CHALLENGE —
Write out the entries below exactly, starting at the first line and stopping after the line that contains "import Chart from 'chart.js/auto';"; skip all pictures.

RECORDS —
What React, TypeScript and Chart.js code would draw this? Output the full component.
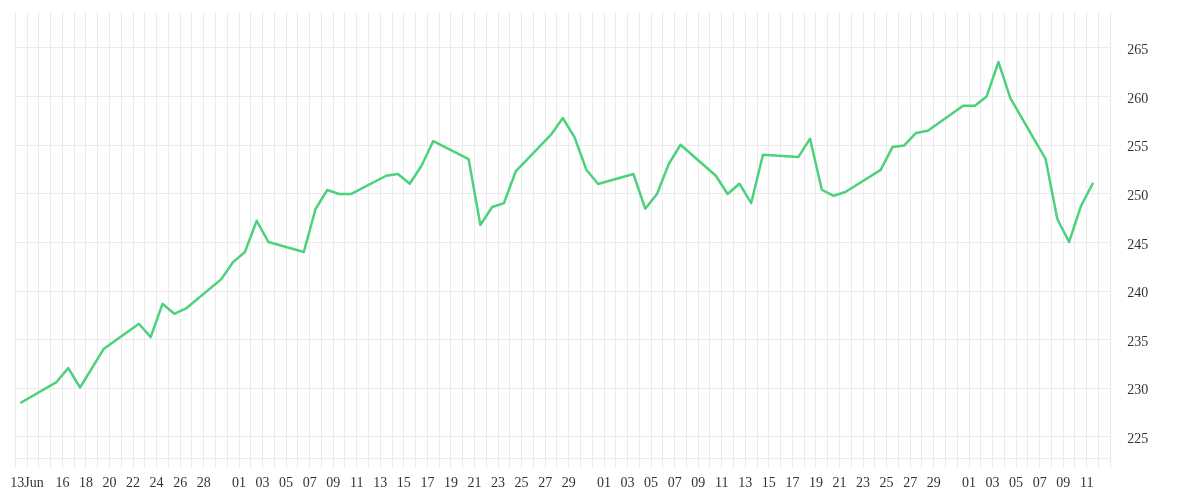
import { useEffect, useRef } from 'react';
import Chart from 'chart.js/auto';

// Serie diaria (días hábiles)
const dates = [
  '2025-06-13', '2025-06-16', '2025-06-17', '2025-06-18', '2025-06-20',
  '2025-06-23', '2025-06-24', '2025-06-25', '2025-06-26', '2025-06-27',
  '2025-06-30', '2025-07-01', '2025-07-02', '2025-07-03', '2025-07-04',
  '2025-07-07', '2025-07-08', '2025-07-09', '2025-07-10', '2025-07-11',
  '2025-07-14', '2025-07-15', '2025-07-16', '2025-07-17', '2025-07-18',
  '2025-07-21', '2025-07-22', '2025-07-23', '2025-07-24', '2025-07-25',
  '2025-07-28', '2025-07-29', '2025-07-30', '2025-07-31', '2025-08-01',
  '2025-08-04', '2025-08-05', '2025-08-06', '2025-08-07', '2025-08-08',
  '2025-08-11', '2025-08-12', '2025-08-13', '2025-08-14', '2025-08-15',
  '2025-08-18', '2025-08-19', '2025-08-20', '2025-08-21', '2025-08-22',
  '2025-08-25', '2025-08-26', '2025-08-27', '2025-08-28', '2025-08-29',
  '2025-09-01', '2025-09-02', '2025-09-03', '2025-09-04', '2025-09-05',
  '2025-09-08', '2025-09-09', '2025-09-10', '2025-09-11', '2025-09-12',
];

const closes = [
  228.54, 230.64, 232.08, 230.08, 234.03,
  236.64, 235.27, 238.69, 237.66, 238.21,
  241.23, 242.98, 244.01, 247.23, 245.04,
  244.01, 248.44, 250.39, 249.98, 249.98,
  251.86, 252.03, 251.04, 252.89, 255.43,
  253.58, 246.79, 248.64, 249.05, 252.30,
  256.08, 257.80, 255.80, 252.48, 251.01,
  252.04, 248.47, 249.98, 253.07, 255.05,
  251.86, 249.98, 251.04, 249.05, 254.02,
  253.78, 255.67, 250.42, 249.80, 250.19,
  252.46, 254.81, 254.98, 256.26, 256.49,
  259.06, 259.06, 260.02, 263.56, 259.86,
  253.60, 247.41, 245.04, 248.72, 251.04,
];

// Etiquetas del eje X por mes (día del mes)
const juneTicks = [13, 16, 18, 20, 22, 24, 26, 28];
const julyTicks = [1, 3, 5, 7, 9, 11, 13, 15, 17, 19, 21, 23, 25, 27, 29];
const augustTicks = [1, 3, 5, 7, 9, 11, 13, 15, 17, 19, 21, 23, 25, 27, 29];
const septemberTicks = [1, 3, 5, 7, 9, 11];

const yTicks = [225, 230, 235, 240, 245, 250, 255, 260, 265];

const rangeStart = '2025-06-12';
const rangeEnd = '2025-09-13';
const yMin = 222.8;
const yMax = 268.7;

const DAY = 86400000;
const toUtc = (s: string) => {
  const [y, m, d] = s.split('-').map(Number);
  return Date.UTC(y, m - 1, d);
};
const dayIndex = (s: string) => (toUtc(s) - toUtc(rangeStart)) / DAY;

const pad = (d: number) => (d < 10 ? '0' + d : String(d));

const tickLabels: Record<number, string> = {};
const addTicks = (month: string, days: number[], name?: string) => {
  days.forEach((d, i) => {
    const idx = dayIndex(`2025-${month}-${pad(d)}`);
    tickLabels[idx] = pad(d) + (i === 0 && name ? name : '');
  });
};
addTicks('06', juneTicks, 'Jun');
addTicks('07', julyTicks);
addTicks('08', augustTicks);
addTicks('09', septemberTicks);

const GRID = '#ebebeb';
const FONT = { family: "'Liberation Serif', serif", size: 14 };

export default function App() {
  const canvasRef = useRef<HTMLCanvasElement>(null);

  useEffect(() => {
    if (!canvasRef.current) return;
    const totalDays = dayIndex(rangeEnd);
    // los puntos caen medio día antes de la línea de su fecha
    const points = dates.map((d, i) => ({ x: dayIndex(d) - 0.5, y: closes[i] }));

    const chart = new Chart(canvasRef.current, {
      type: 'line',
      data: {
        datasets: [{
          data: points,
          borderColor: '#4cd27d',
          borderWidth: 2.5,
          pointRadius: 0,
          tension: 0,
          borderJoinStyle: 'round',
          borderCapStyle: 'round',
          fill: false,
        }],
      },
      options: {
        animation: false,
        responsive: true,
        maintainAspectRatio: false,
        layout: { padding: { left: 7.3, top: 4, right: 0, bottom: 0 } },
        plugins: { legend: { display: false }, tooltip: { enabled: false } },
        scales: {
          x: {
            type: 'linear',
            min: 0,
            max: totalDays,
            grid: { color: GRID, lineWidth: 1, drawTicks: true, tickLength: 10, tickColor: GRID },
            border: { display: true, color: GRID },
            ticks: {
              autoSkip: false,
              maxRotation: 0,
              padding: 7,
              color: '#333',
              font: FONT,
              callback: (value) => tickLabels[value as number] ?? '',
            },
            afterBuildTicks: (scale) => {
              const t = [];
              for (let i = 0; i <= totalDays; i++) t.push({ value: i });
              scale.ticks = t;
            },
            afterFit: (scale) => {
              scale.height = 33.7;
              scale.paddingLeft = 0;
              scale.paddingRight = 0;
            },
          },
          y: {
            position: 'right',
            min: yMin,
            max: yMax,
            grid: { color: GRID, lineWidth: 1, drawTicks: false },
            border: { display: false },
            ticks: {
              padding: 17,
              labelOffset: 2.5,
              color: '#333',
              font: FONT,
            },
            afterBuildTicks: (scale) => {
              scale.ticks = yTicks.map(v => ({ value: v }));
            },
            afterFit: (scale) => {
              scale.width = 81.7;
              scale.paddingTop = 0;
              scale.paddingBottom = 0;
            },
          },
        },
      },
    });

    return () => {
      chart.destroy();
    };
  }, []);

  return (
    <div style={{ width: '100%', height: 484, position: 'relative' }}>
      <canvas ref={canvasRef}></canvas>
    </div>
  );
}
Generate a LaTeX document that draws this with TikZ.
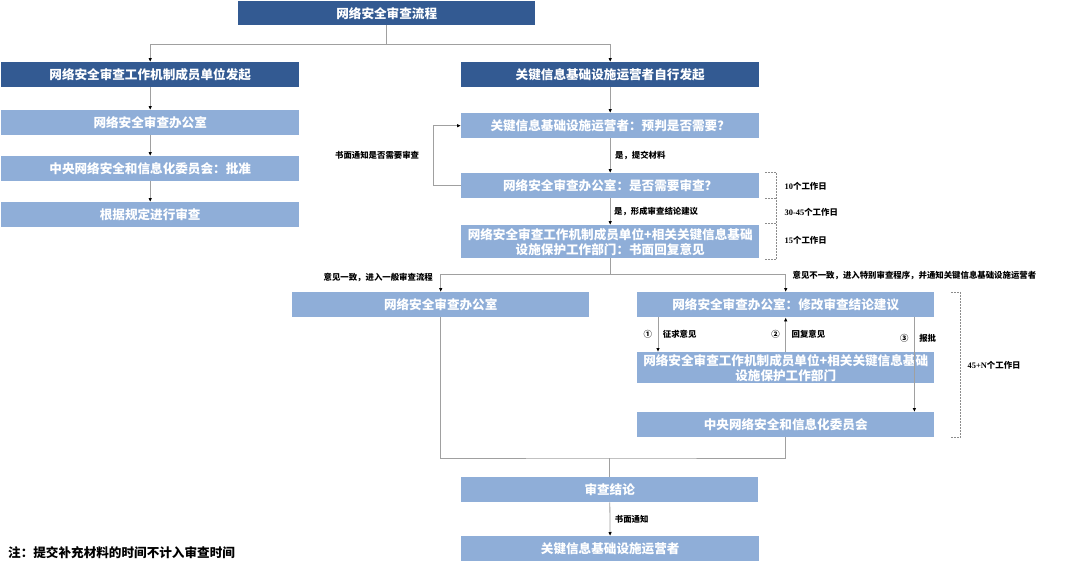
\documentclass[tikz,border=0pt]{standalone}
\usepackage{fontspec}
\setmainfont{Noto Sans CJK SC}
\newfontfamily\numfont{Liberation Serif}
\usetikzlibrary{positioning,arrows.meta,calc}
\definecolor{hdblue}{HTML}{335A92}
\definecolor{stepblue}{HTML}{8FAED8}
\definecolor{linegray}{HTML}{A0A0A0}

\begin{document}
\begin{tikzpicture}[x=1pt, y=-1pt,
	font=\bfseries,
	hd/.style={fill=hdblue, text=white, font=\bfseries\fontsize{12.6}{15}\selectfont,
		minimum width=298pt, minimum height=25pt, inner sep=0pt, align=center,
		anchor=north west},
	stepbox/.style={hd, fill=stepblue},
	lbl/.style={font=\bfseries\fontsize{8.4}{10}\selectfont, text=black, inner sep=1.5pt},
	flow/.style={-{Latex[length=4pt,width=3.6pt,color=black]}, draw=linegray, line width=0.8pt},
	link/.style={draw=linegray, line width=0.8pt},
	brk/.style={draw=black!45, dash pattern=on 2pt off 1pt, line width=0.6pt},
	days/.style={lbl, anchor=west},
]
\useasboundingbox (0,0) rectangle (1080,570);

% ---- title ----
\node[hd, minimum width=297pt, minimum height=24pt] (title) at (238,1) {网络安全审查流程};

% ---- left column: initiated by member units ----
\node[hd] (mem) at (1,62) {网络安全审查工作机制成员单位发起};
\node[stepbox] (lof) at (1,110) {网络安全审查办公室};
\node[stepbox] (lcc) at (1,156) {中央网络安全和信息化委员会：批准};
\node[stepbox] (lrv) at (1,202) {根据规定进行审查};

% ---- right column: initiated by the operator ----
\node[hd] (opr) at (461,62) {关键信息基础设施运营者自行发起};
\node[stepbox] (pre) at (461,113) {关键信息基础设施运营者：预判是否需要？};
\node[stepbox] (need) at (461,173) {网络安全审查办公室：是否需要审查？};
\node[stepbox, minimum height=33pt] (rep) at (461,225)
	{网络安全审查工作机制成员单位+相关关键信息基础\\设施保护工作部门：书面回复意见};

% ---- general / special review ----
\node[stepbox, minimum width=297pt] (gen) at (292,292) {网络安全审查办公室};
\node[stepbox, minimum width=297pt] (mod) at (637,292) {网络安全审查办公室：修改审查结论建议};
\node[stepbox, minimum width=297pt, minimum height=31pt] (ask) at (637,352)
	{网络安全审查工作机制成员单位+相关关键信息基础\\设施保护工作部门};
\node[stepbox, minimum width=297pt] (ccc) at (637,412) {中央网络安全和信息化委员会};

% ---- conclusion ----
\node[stepbox, minimum width=297pt] (res) at (461,477) {审查结论};
\node[stepbox] (fin) at (461,536) {关键信息基础设施运营者};

% ---- connectors ----
\coordinate (t0) at ([yshift=-19pt]title.south);
\draw[flow] (title.south) -- (t0) -| (mem.north);
\draw[flow] (t0) -| (opr.north);

\draw[flow] (mem) -- (lof);
\draw[flow] (lof) -- (lcc);
\draw[flow] (lcc) -- (lrv);

\draw[flow] (opr) -- (pre);
\draw[flow] (pre) -- node[lbl, right=3pt] {是，提交材料} (need);
\draw[flow] (need) -- node[lbl, right=2pt] {是，形成审查结论建议} (rep);
\draw[flow] (need.west) -- ++(-28,0) |- node[lbl, left=12pt, pos=0.25] {书面通知是否需要审查} (pre.west);

\coordinate (s0) at ([yshift=-16pt]rep.south);
\draw[link] (rep.south) -- (s0);
\draw[flow] (s0) -| node[lbl, anchor=east, pos=0.6, xshift=-6pt] {意见一致，进入一般审查流程} (gen.north);
\draw[flow] (s0) -| node[lbl, anchor=west, pos=0.52, xshift=5pt] {意见不一致，进入特别审查程序，并通知关键信息基础设施运营者} (mod.north);

\draw[flow] ([xshift=21pt]mod.south west) -- node[lbl, left=4pt] {①} node[lbl, right=3pt] {征求意见} ([xshift=21pt]ask.north west);
\draw[flow] (ask.north) -- node[lbl, left=4pt] {②} node[lbl, right=4pt] {回复意见} (mod.south);
\draw[flow] ([xshift=-20pt]mod.south east) -- node[lbl, left=4pt, pos=0.22] {③} node[lbl, right=3pt, pos=0.22] {报批} ([xshift=-20pt]ccc.north east);

\coordinate (m0) at ([yshift=19pt]res.north);
\draw[link] (gen.south) |- (m0) -| (ccc.south);
\draw[link] (m0) -- (res.north);
\draw[flow] (res) -- node[lbl, right=3pt] {书面通知} (fin);

% ---- working-day brackets ----
\draw[brk] ([xshift=6pt,yshift=1pt]need.north east) -- ++(11,0) |- ([xshift=6pt,yshift=-1pt]rep.south east);
\draw[brk] ([xshift=6pt]need.south east) -- ++(11,0);
\draw[brk] ([xshift=6pt,yshift=2pt]rep.north east) -- ++(11,0);
\node[days] (d10) at (783,186) {{\numfont\bfseries 10}个工作日};
\node[days] (d30) at (783,212) {{\numfont\bfseries 30-45}个工作日};
\node[days] (d15) at (783,240) {{\numfont\bfseries 15}个工作日};

\draw[brk] ([xshift=17pt]mod.north east) -- ++(9,0) |- ([xshift=17pt]ccc.south east);
\node[days] (d45) at (966,365) {{\numfont\bfseries 45+N}个工作日};

% ---- note ----
\node[anchor=west, font=\bfseries\fontsize{12.6}{15}\selectfont, inner sep=0pt] (note) at (8,553)
	{注：提交补充材料的时间不计入审查时间};

\end{tikzpicture}
\end{document}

TASK OUTPUT —
What React, TypeScript and Chart.js code would draw this? Output the full component.
import { useEffect, useRef } from 'react';
import Chart from 'chart.js/auto';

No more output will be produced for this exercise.